WHAT THE TASK REQUIRES>
Write out exactly the lines from the line with "Output the LaTeX" through the line with "(655,233) -- (642,233);", both ends included, and no other line.

MATERIAL FOR THE TASK>
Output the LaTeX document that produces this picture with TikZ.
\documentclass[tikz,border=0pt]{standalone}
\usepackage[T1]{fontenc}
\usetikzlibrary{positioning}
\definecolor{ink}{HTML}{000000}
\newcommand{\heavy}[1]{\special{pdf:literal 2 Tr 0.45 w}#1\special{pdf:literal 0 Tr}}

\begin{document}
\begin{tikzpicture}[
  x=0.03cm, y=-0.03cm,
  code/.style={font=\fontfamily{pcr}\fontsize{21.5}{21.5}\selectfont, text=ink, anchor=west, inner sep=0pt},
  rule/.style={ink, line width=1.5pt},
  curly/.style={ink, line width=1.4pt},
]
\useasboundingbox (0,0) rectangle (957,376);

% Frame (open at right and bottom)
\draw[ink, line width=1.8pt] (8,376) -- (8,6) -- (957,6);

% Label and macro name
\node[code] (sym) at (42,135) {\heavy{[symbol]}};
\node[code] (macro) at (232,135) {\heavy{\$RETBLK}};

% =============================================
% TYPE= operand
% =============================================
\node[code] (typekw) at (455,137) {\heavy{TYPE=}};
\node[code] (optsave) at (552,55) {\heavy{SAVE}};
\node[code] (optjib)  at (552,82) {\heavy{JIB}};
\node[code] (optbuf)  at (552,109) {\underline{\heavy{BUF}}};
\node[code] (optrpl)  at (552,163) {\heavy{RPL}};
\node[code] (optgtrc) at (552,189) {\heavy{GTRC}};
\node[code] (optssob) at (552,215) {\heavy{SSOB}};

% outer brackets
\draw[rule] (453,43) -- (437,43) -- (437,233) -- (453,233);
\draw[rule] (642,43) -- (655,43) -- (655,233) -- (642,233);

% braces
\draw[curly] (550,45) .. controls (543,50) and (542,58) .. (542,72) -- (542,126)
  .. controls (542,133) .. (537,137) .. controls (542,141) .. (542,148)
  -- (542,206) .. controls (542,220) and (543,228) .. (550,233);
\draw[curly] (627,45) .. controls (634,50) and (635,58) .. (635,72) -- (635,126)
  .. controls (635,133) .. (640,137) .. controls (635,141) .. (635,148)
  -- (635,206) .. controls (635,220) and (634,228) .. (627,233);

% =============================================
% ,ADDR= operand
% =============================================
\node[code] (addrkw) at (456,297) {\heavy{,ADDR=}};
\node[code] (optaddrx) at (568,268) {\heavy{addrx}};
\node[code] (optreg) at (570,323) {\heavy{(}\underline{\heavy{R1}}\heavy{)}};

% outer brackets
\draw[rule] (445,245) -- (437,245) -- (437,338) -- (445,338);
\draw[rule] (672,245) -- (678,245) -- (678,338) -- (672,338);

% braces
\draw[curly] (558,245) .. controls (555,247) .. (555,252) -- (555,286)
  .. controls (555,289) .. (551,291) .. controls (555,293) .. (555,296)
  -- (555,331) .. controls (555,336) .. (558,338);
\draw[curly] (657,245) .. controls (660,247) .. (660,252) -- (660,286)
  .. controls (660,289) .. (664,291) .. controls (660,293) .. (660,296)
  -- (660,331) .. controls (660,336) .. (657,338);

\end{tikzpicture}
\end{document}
==
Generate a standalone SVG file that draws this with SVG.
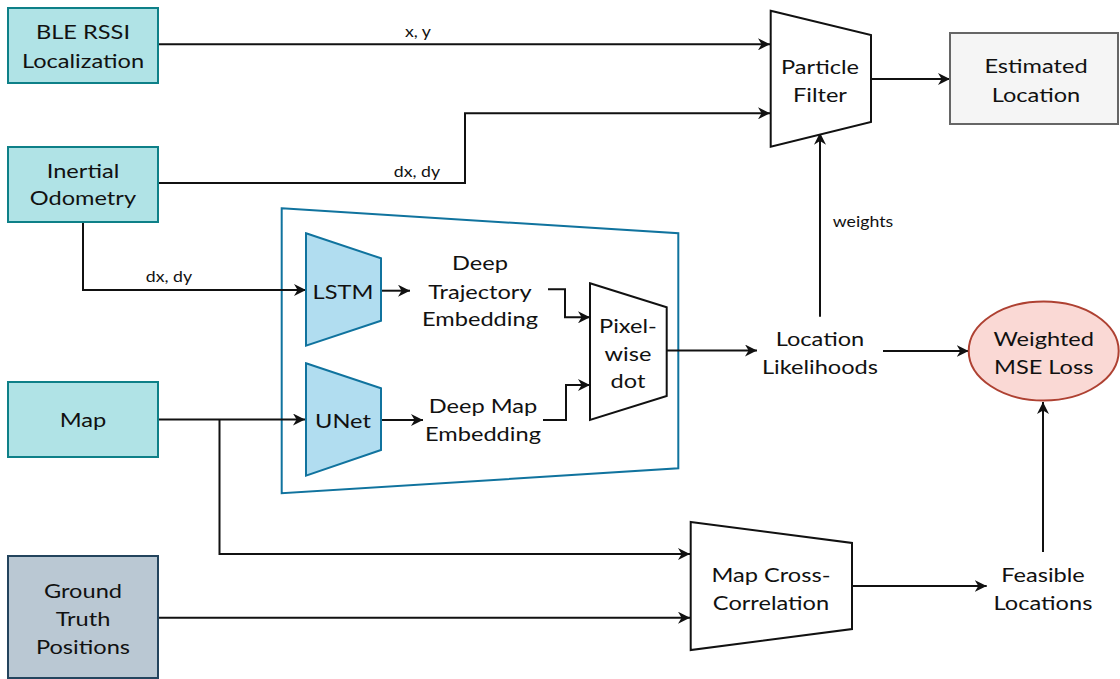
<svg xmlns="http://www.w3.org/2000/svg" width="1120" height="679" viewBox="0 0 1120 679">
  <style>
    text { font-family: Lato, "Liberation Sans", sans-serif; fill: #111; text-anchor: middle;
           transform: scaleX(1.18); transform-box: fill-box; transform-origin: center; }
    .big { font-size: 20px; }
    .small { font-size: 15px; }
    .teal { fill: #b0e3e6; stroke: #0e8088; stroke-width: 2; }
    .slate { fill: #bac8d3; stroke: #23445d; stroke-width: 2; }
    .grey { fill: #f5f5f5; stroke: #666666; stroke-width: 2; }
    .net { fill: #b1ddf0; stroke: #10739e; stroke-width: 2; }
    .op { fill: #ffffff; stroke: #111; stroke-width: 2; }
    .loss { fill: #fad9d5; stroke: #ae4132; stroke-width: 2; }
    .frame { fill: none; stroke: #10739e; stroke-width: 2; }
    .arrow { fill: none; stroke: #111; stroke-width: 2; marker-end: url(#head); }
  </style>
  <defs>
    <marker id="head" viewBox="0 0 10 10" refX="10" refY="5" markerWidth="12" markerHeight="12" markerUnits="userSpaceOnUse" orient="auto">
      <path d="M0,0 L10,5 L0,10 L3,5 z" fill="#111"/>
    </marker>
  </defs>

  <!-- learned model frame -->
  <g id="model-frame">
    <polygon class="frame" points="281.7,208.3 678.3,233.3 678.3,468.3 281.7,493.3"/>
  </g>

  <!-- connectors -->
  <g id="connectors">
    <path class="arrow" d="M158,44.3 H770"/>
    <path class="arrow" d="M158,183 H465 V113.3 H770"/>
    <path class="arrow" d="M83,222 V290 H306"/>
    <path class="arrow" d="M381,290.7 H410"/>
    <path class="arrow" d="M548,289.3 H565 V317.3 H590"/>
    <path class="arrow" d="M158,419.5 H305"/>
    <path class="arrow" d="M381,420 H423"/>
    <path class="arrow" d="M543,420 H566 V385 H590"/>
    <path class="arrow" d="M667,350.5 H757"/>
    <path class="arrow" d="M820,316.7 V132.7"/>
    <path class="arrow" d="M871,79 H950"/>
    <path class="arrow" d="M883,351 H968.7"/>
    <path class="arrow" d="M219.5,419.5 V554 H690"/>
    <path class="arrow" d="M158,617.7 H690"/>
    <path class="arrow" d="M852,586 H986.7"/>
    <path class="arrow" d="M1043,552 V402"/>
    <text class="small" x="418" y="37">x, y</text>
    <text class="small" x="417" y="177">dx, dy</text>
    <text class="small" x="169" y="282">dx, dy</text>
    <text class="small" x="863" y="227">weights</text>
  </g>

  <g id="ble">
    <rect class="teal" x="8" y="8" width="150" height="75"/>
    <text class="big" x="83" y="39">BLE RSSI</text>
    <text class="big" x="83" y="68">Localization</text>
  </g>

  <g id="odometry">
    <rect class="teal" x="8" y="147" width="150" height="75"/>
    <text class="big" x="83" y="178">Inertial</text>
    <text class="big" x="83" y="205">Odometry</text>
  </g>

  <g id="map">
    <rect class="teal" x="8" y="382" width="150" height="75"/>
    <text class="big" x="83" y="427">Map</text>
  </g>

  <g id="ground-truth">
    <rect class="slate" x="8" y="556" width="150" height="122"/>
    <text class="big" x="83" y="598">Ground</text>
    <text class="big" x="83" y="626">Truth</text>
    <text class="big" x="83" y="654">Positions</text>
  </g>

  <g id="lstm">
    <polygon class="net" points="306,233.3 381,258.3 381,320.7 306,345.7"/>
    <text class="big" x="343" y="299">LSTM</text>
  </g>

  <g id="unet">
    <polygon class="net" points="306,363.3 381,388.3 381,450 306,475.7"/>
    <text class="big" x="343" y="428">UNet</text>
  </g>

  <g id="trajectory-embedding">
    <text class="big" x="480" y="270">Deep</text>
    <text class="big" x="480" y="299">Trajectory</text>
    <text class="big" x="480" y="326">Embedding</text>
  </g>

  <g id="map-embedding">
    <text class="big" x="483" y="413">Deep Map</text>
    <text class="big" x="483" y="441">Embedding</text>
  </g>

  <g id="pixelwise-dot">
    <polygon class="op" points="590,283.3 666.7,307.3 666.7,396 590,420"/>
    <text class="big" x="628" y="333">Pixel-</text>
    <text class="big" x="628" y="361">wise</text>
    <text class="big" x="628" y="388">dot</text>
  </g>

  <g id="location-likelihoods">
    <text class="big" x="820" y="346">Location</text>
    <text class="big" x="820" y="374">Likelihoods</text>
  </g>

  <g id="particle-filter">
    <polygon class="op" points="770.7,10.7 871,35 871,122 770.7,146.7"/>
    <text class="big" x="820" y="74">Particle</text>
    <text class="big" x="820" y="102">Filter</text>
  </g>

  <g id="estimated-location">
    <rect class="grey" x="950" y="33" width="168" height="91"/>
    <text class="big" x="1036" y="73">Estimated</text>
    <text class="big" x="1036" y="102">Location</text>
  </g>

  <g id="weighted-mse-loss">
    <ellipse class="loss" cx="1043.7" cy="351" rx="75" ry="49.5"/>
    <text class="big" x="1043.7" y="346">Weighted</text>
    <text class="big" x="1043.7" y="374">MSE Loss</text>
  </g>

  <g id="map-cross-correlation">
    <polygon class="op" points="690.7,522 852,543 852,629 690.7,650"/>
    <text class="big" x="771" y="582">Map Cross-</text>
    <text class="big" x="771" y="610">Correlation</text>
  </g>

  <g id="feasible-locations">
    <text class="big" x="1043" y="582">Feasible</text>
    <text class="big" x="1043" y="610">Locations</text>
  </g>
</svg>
==
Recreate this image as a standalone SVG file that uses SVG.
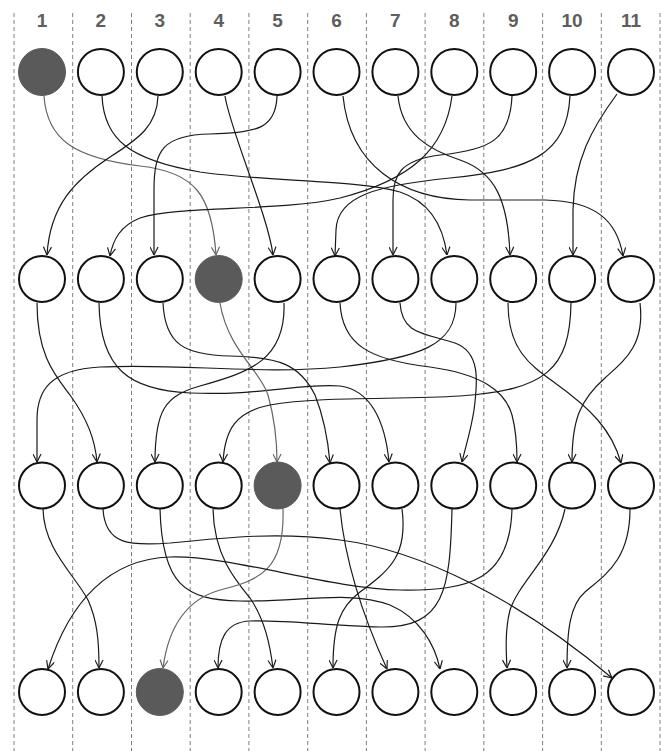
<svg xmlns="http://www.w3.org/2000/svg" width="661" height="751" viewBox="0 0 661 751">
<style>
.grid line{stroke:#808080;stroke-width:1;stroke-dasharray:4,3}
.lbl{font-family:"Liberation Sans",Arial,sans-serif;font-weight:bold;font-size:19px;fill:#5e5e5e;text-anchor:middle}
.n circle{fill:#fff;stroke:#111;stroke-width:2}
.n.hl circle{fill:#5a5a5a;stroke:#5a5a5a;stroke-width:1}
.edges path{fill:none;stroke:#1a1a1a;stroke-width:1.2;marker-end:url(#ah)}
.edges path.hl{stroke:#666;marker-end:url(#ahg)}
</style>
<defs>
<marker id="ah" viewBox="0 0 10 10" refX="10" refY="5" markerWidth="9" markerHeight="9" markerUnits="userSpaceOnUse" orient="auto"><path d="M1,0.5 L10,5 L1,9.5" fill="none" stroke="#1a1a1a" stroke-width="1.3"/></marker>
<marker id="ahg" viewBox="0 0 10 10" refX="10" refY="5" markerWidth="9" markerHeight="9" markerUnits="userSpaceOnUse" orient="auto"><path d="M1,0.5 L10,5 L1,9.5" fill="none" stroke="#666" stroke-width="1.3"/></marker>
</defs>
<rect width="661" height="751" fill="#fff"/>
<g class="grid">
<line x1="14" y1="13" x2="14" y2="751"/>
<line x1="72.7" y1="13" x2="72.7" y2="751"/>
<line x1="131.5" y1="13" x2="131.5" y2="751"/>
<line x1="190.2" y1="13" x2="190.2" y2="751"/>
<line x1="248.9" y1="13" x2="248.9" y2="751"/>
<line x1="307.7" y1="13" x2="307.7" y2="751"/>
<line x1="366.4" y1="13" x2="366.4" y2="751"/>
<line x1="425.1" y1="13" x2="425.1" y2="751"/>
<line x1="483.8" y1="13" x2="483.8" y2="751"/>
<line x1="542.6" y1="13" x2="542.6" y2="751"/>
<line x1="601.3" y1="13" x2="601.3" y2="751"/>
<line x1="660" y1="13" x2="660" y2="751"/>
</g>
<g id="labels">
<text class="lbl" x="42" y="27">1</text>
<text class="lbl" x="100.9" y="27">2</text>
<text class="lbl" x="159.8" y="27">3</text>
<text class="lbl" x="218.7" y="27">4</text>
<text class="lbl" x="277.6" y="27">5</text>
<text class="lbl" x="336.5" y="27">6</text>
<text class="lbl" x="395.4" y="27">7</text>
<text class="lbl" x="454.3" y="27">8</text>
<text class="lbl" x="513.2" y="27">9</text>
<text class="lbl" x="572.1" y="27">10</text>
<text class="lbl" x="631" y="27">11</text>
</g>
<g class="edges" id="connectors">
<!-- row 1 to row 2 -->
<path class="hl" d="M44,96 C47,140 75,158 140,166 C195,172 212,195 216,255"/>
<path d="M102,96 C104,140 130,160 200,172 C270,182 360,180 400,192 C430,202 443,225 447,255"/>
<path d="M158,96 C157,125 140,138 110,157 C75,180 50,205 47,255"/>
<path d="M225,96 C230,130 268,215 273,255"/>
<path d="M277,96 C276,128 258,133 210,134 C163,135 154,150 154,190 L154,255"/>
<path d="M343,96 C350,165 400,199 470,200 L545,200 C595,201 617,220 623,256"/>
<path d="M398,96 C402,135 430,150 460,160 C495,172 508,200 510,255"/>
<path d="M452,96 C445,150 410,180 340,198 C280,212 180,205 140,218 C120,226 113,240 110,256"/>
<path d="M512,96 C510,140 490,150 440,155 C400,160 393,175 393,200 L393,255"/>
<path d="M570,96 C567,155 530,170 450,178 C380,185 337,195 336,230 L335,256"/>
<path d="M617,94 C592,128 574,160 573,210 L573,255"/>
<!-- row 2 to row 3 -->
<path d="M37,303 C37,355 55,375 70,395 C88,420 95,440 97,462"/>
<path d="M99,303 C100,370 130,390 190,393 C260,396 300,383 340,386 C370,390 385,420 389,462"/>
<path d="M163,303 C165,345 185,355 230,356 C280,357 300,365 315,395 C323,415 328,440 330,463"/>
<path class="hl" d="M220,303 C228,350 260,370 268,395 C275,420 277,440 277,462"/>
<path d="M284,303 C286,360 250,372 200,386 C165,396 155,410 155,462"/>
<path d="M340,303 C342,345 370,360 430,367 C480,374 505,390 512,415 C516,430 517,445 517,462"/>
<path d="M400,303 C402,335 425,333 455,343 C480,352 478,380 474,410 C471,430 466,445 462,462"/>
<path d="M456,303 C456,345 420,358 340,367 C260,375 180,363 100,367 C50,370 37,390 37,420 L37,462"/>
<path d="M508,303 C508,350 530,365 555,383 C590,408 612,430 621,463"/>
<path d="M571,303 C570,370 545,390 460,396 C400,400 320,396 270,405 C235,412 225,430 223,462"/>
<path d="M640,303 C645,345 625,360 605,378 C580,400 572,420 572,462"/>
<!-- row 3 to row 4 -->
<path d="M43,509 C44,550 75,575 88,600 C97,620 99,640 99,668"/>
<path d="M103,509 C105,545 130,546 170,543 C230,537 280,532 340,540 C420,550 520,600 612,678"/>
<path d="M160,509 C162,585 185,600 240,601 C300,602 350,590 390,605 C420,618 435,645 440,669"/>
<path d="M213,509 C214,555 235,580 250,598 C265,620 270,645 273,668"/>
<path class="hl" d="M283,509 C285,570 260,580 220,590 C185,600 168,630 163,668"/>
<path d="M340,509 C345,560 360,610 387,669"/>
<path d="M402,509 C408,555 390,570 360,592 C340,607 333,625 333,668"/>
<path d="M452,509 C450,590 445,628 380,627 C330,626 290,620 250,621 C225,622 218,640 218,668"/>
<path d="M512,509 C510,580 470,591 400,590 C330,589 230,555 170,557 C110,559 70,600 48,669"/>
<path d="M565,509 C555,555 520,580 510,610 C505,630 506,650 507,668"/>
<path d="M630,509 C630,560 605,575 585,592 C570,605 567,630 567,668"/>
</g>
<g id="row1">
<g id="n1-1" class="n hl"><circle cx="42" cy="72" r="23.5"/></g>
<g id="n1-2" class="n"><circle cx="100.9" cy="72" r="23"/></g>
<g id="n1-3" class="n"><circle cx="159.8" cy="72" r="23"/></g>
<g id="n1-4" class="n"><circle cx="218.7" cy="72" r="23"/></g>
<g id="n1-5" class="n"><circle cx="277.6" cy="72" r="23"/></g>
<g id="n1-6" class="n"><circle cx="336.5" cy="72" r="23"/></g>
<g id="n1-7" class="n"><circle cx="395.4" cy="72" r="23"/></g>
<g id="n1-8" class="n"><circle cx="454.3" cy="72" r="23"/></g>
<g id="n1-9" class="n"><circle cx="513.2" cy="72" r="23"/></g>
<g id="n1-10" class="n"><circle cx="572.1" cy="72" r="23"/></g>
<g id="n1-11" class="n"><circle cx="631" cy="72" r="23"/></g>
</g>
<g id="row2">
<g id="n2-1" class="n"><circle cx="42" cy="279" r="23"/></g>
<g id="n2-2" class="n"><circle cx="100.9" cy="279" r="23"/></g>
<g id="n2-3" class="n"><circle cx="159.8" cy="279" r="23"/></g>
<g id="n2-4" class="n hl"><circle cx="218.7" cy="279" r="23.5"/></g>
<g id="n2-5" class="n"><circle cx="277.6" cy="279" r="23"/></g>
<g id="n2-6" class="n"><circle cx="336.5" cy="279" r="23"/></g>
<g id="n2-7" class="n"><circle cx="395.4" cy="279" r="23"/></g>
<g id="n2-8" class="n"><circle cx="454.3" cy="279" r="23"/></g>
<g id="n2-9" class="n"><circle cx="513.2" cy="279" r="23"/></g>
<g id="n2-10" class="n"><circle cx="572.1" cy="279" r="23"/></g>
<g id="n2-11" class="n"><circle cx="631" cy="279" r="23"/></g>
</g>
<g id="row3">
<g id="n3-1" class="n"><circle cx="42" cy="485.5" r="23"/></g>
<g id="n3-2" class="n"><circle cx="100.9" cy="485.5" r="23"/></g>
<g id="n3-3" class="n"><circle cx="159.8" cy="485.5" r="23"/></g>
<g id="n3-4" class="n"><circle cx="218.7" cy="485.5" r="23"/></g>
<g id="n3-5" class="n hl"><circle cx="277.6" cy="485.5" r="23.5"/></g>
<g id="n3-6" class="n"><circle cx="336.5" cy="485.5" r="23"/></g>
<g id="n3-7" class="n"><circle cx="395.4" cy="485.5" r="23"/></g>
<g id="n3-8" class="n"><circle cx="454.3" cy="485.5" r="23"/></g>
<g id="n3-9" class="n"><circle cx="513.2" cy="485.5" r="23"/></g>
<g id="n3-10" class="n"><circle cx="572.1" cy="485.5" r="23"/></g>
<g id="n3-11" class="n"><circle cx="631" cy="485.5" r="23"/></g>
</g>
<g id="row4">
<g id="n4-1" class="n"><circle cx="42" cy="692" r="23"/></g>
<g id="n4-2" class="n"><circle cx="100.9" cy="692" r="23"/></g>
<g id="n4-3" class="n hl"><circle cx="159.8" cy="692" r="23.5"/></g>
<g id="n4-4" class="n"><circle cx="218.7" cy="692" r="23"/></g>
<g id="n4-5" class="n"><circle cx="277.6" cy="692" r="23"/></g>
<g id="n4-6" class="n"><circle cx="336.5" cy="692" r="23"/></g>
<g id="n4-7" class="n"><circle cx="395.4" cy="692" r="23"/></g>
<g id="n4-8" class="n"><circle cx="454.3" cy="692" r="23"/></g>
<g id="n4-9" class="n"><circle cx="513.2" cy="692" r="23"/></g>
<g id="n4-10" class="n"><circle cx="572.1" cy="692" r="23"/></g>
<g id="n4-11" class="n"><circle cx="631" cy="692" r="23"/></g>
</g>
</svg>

THE COMPLETED TASK>
Output the LaTeX document that produces this picture with TikZ.
\documentclass[tikz,border=0pt]{standalone}
\usepackage[T1]{fontenc}
\usetikzlibrary{positioning}
\definecolor{ink}{HTML}{000000}
\newcommand{\heavy}[1]{\special{pdf:literal 2 Tr 0.45 w}#1\special{pdf:literal 0 Tr}}

\begin{document}
\begin{tikzpicture}[
  x=0.03cm, y=-0.03cm,
  code/.style={font=\fontfamily{pcr}\fontsize{21.5}{21.5}\selectfont, text=ink, anchor=west, inner sep=0pt},
  rule/.style={ink, line width=1.5pt},
  curly/.style={ink, line width=1.4pt},
]
\useasboundingbox (0,0) rectangle (957,376);

% Frame (open at right and bottom)
\draw[ink, line width=1.8pt] (8,376) -- (8,6) -- (957,6);

% Label and macro name
\node[code] (sym) at (42,135) {\heavy{[symbol]}};
\node[code] (macro) at (232,135) {\heavy{\$RETBLK}};

% =============================================
% TYPE= operand
% =============================================
\node[code] (typekw) at (455,137) {\heavy{TYPE=}};
\node[code] (optsave) at (552,55) {\heavy{SAVE}};
\node[code] (optjib)  at (552,82) {\heavy{JIB}};
\node[code] (optbuf)  at (552,109) {\underline{\heavy{BUF}}};
\node[code] (optrpl)  at (552,163) {\heavy{RPL}};
\node[code] (optgtrc) at (552,189) {\heavy{GTRC}};
\node[code] (optssob) at (552,215) {\heavy{SSOB}};

% outer brackets
\draw[rule] (453,43) -- (437,43) -- (437,233) -- (453,233);
\draw[rule] (642,43) -- (655,43) -- (655,233) -- (642,233);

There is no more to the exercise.